債務整理コラム
状況の変化に対応しよう 2
4. 視点をひっくり返して眺めてみると
アフリカの奥地に居を構え、裸足で生活している部族に生まれた場合、今私たちが暮らしているこの環境にまでたどり着くことが容易ではないことは先に述べました。しかし前言を翻すようですが、それは厳しいものであってもけして不可能ではありません。
確かに人は環境に縛られます。しかし同時に人間には意思と理性があります。これこそが人間の人間たるゆえんであり、他の生物とは違う、何よりも素晴らしいものであるといえます。
成功法則の書籍などではよく「今、一杯百円のマクドナルドのコーヒーを飲んでいても、月に一度でもいいから、一杯二千円は下らない高級ホテルでのコーヒーを飲むべし」などと書かれています。多くの人がそれを読んで「ふーん、そうなんだ」で終わります。しかし、これは意外に大事なことではないでしょうか。
少し背伸びをすることで、私たちは自分が求めている環境に近いものを作ることができます。そこに少しずつ自分をなじませてゆくができます。当たり前のようでこれは、実はみんながあまり実践していないことです。
たとえば借金の返済で苦しいものの、まだ毎月の返済はできているという債務者がいたとします。彼があるとき、いつも以上に倹約をして月に一日だけのんびり暮らせる日常を作る資金を作ったとしましょう。その日は借金に縛られることのない、完全な自由の日です。こつこつ貯めたお金を持って健康ランドで過ごすも良し、カラオケに行くも良し、居酒屋でお酒を飲むも良しなのです。そのような生活はきっと彼に「ああ、借金がないって素晴らしいな」という感情を呼び起こしてくれることでしょう。僅か一日であったとしても、誰にも邪魔されず、取立の心配もない日常に浸れるのです。
借金のない平穏な日常。疑似体験のようであってもそれを味わうことで先述の債務者は、借金のない日常を目指すことができました。未来は無限の可能性を秘めていますが、彼は借金のない未来という一つの可能性を自分の肌で感じたのです。この感覚を一度味わえば、再び戻る借金生活がいかに苦しいかは容易に想像がつきます。もう、一刻も早く借金のない生活へとたどり着きたくてたまらなくなります。一生懸命返済を始め、たとえば途中にコンビニバイトをやってみたとしても、その環境に呑まれることなく「これではなかなか返済ができないな」と気づくことができます。目標ができるのです。目標ができれば、仮に彼が債務整理という言葉を知らなくても、それを見失わない限り、かなりの高い確率で世の中には借金を大きく減らしたり、なくしたりする法的な手続きがあることに気づくときが来るはずです。

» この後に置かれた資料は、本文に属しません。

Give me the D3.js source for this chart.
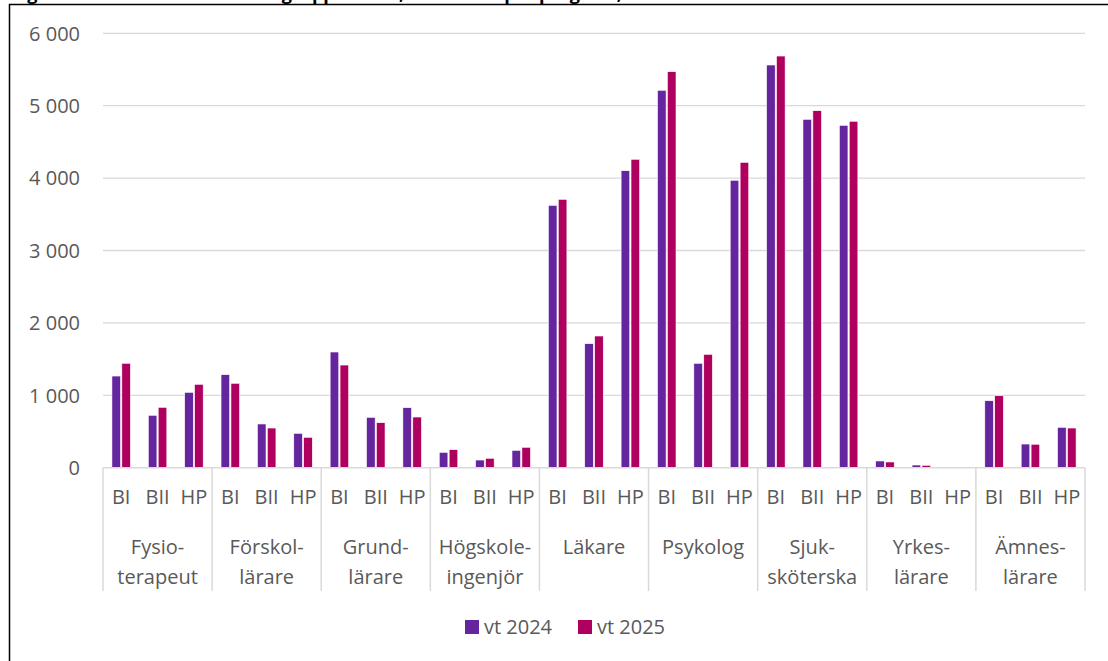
<!DOCTYPE html>
<html>
<head>
<meta charset="utf-8">
<script src="https://cdn.jsdelivr.net/npm/d3@7"></script>
<style>
    body { margin: 0; background: #fff; }
    svg { display: block; }
    text { font-family: "Open Sans", "Noto Sans", sans-serif; }
</style>
</head>
<body>
<svg id="chart" width="1108" height="661"></svg>
<script>

    var groups = [
        ['Fysio-', 'terapeut'],
        ['Förskol-', 'lärare'],
        ['Grund-', 'lärare'],
        ['Högskole-', 'ingenjör'],
        ['Läkare'],
        ['Psykolog'],
        ['Sjuk-', 'sköterska'],
        ['Yrkes-', 'lärare'],
        ['Ämnes-', 'lärare']
    ];
    var subGroups = ['BI', 'BII', 'HP'];
    var seriesNames = ['vt 2024', 'vt 2025'];

    // one row per group: BI, BII, HP
    var vt2024 = [
        [1266, 724, 1041],
        [1285, 604, 475],
        [1598, 696, 829],
        [212, 106, 240],
        [3624, 1713, 4102],
        [5213, 1442, 3970],
        [5562, 4812, 4729],
        [93, 37, 8],
        [925, 327, 558]
    ];
    var vt2025 = [
        [1442, 834, 1152],
        [1166, 548, 420],
        [1418, 622, 700],
        [249, 130, 282],
        [3707, 1819, 4260],
        [5470, 1566, 4218],
        [5686, 4931, 4785],
        [79, 33, 5],
        [994, 324, 548]
    ];
    var yTicks = [0, 1000, 2000, 3000, 4000, 5000, 6000];

    var colors = ['#64259e', '#af005f'];
    var gridColor = '#d9d9d9';
    var textColor = '#595959';

    var svg = d3.select('#chart');

    var plotLeft = 103, plotRight = 1085, plotTop = 33.3, plotBottom = 467.7;

    var groupKeys = groups.map(function (g) { return g.join(''); });

    var xGroup = d3.scaleBand()
        .domain(groupKeys)
        .range([plotLeft, plotRight]);

    var xSub = d3.scaleBand()
        .domain(subGroups)
        .range([0, xGroup.bandwidth()]);

    var xSeries = d3.scaleBand()
        .domain(seriesNames)
        .range([0, xSub.bandwidth()])
        .paddingInner(0.13)
        .paddingOuter(0.9);

    var yScale = d3.scaleLinear()
        .domain([0, 6000])
        .range([plotBottom, plotTop]);

    var fmt = d3.formatLocale({ decimal: ',', thousands: ' ', grouping: [3], currency: ['', ' kr'] }).format(',d');

    // frame round the figure (title sits above the visible area)
    svg.append('text')
        .attr('x', 12)
        .attr('y', 0)
        .style('font-weight', 'bold')
        .style('font-size', '18px')
        .attr('fill', '#000')
        .text('Figur 4. Antal sökande i urvalsgrupperna BI, BII och HP per program, vt 2024 och vt 2025');

    svg.append('path')
        .attr('d', 'M9.5,670V4.5H1120')
        .attr('fill', 'none')
        .attr('stroke', '#000')
        .attr('stroke-width', 1.5);

    // gridlines + y labels
    var grid = svg.append('g').classed('grid', true);
    grid.selectAll('line')
        .data(yTicks.filter(function (d) { return d > 0; }))
        .enter().append('line')
        .attr('x1', plotLeft)
        .attr('x2', plotRight)
        .attr('y1', function (d) { return yScale(d); })
        .attr('y2', function (d) { return yScale(d); })
        .attr('stroke', gridColor)
        .attr('stroke-width', 1.3);

    svg.append('g').selectAll('text')
        .data(yTicks)
        .enter().append('text')
        .attr('x', 80)
        .attr('y', function (d) { return yScale(d); })
        .attr('dy', '0.36em')
        .attr('text-anchor', 'end')
        .attr('fill', textColor)
        .style('font-size', '20px')
        .text(function (d) { return fmt(d); });

    // bars
    var rows = [];
    groupKeys.forEach(function (g, gi) {
        subGroups.forEach(function (s, si) {
            rows.push({ group: g, sub: s, values: [vt2024[gi][si], vt2025[gi][si]] });
        });
    });

    var bars = svg.append('g').classed('bars', true)
        .selectAll('g')
        .data(rows)
        .enter().append('g')
        .attr('transform', function (d) {
            return 'translate(' + (xGroup(d.group) + xSub(d.sub)) + ',0)';
        });

    bars.selectAll('rect')
        .data(function (d) {
            return d.values.map(function (v, i) { return { name: seriesNames[i], value: v, i: i }; });
        })
        .enter().append('rect')
        .attr('x', function (d) { return xSeries(d.name); })
        .attr('width', xSeries.bandwidth())
        .attr('y', function (d) { return yScale(d.value); })
        .attr('height', function (d) { return yScale(0) - yScale(d.value); })
        .attr('fill', function (d) { return colors[d.i]; })
        .attr('stroke', '#fff')
        .attr('stroke-width', 0.6);

    // category axis
    var axis = svg.append('g').classed('x-axis', true);

    axis.append('line')
        .attr('x1', plotLeft).attr('x2', plotRight)
        .attr('y1', plotBottom).attr('y2', plotBottom)
        .attr('stroke', gridColor)
        .attr('stroke-width', 1.5);

    var dividers = groupKeys.map(function (g) { return xGroup(g); }).concat([plotRight]);
    axis.selectAll('line.divider')
        .data(dividers)
        .enter().append('line')
        .classed('divider', true)
        .attr('x1', function (d) { return d; })
        .attr('x2', function (d) { return d; })
        .attr('y1', plotBottom)
        .attr('y2', 591)
        .attr('stroke', gridColor)
        .attr('stroke-width', 1.5);

    axis.selectAll('text.sub')
        .data(rows)
        .enter().append('text')
        .classed('sub', true)
        .attr('x', function (d) { return xGroup(d.group) + xSub(d.sub) + xSub.bandwidth() / 2; })
        .attr('y', 504)
        .attr('text-anchor', 'middle')
        .attr('fill', textColor)
        .style('font-size', '20px')
        .text(function (d) { return d.sub; });

    var groupLabels = axis.selectAll('text.group')
        .data(groups)
        .enter().append('text')
        .classed('group', true)
        .attr('x', function (d, i) { return xGroup(groupKeys[i]) + xGroup.bandwidth() / 2; })
        .attr('y', 554)
        .attr('text-anchor', 'middle')
        .attr('fill', textColor)
        .style('font-size', '20px');

    groupLabels.selectAll('tspan')
        .data(function (d) { return d; })
        .enter().append('tspan')
        .attr('x', function () { return d3.select(this.parentNode).attr('x'); })
        .attr('dy', function (d, i) { return i === 0 ? 0 : 30; })
        .text(function (d) { return d; });

    // legend
    var legendX = [465, 578];
    var legend = svg.append('g').classed('legend', true)
        .selectAll('g')
        .data(seriesNames)
        .enter().append('g')
        .attr('transform', function (d, i) { return 'translate(' + legendX[i] + ',620)'; });

    legend.append('rect')
        .attr('width', 14)
        .attr('height', 14)
        .attr('fill', function (d, i) { return colors[i]; });

    legend.append('text')
        .attr('x', 19)
        .attr('y', 14)
        .attr('fill', textColor)
        .style('font-size', '20px')
        .text(function (d) { return d; });

</script>
</body>
</html>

借金のない平穏な未来が欲しい。それを心から願い、憧れ、逃げることなく正面から取り組む。その行動と実践の中で、自分が願う未来の環境を自分なりに作ってみる。
これは借金の額が多かれ少なかれ、債務者一人ひとりが自分の置かれた状況の中でせいいっぱい努力してみる価値のある行為であるはずです。
5. 良質な循環が借金をなくす
よく、生まれた環境が悪い・親が悪い・社会が悪い・周囲が悪いという人がいます。それに対して甘ったれるな、自分の責任だろうという人もいます。どちらも間違いではありません。正確にいえばどちらも正解なのです。
先の述べたように悪い環境になれば自然と性格も荒れ、それがまた悪い環境を作るという悪循環を呼びます。しかし、たとえどのような苦境であったとしても今自分にできる中で理想に近い環境を作ることはけして不可能ではないはずです。
ヤミ金によってタコ部屋に連れて来られ、携帯電話を使って借金生活からの脱出手段を探している人がいたとしましょう。そのような人であっても、今この瞬間には、すぐに脱出はできずとも、たとえば自分の身の回りを整理整頓してみるとか、挨拶をちゃんとしてみるといったことはできるはず。同様に、サラ金から多重債務をしていても、とりあえず当所の無料にメールで無料相談をしてみるといったことはできるはずです。
願いを現実にしてみること。その小さな一歩が良質の循環を呼び、やがては「こんな状態ではだめだ」と自分を奮起させるのです。
まずは良い環境を作り、そこに浸ってみましょう。もっと改善できる点が見えてくるはずです。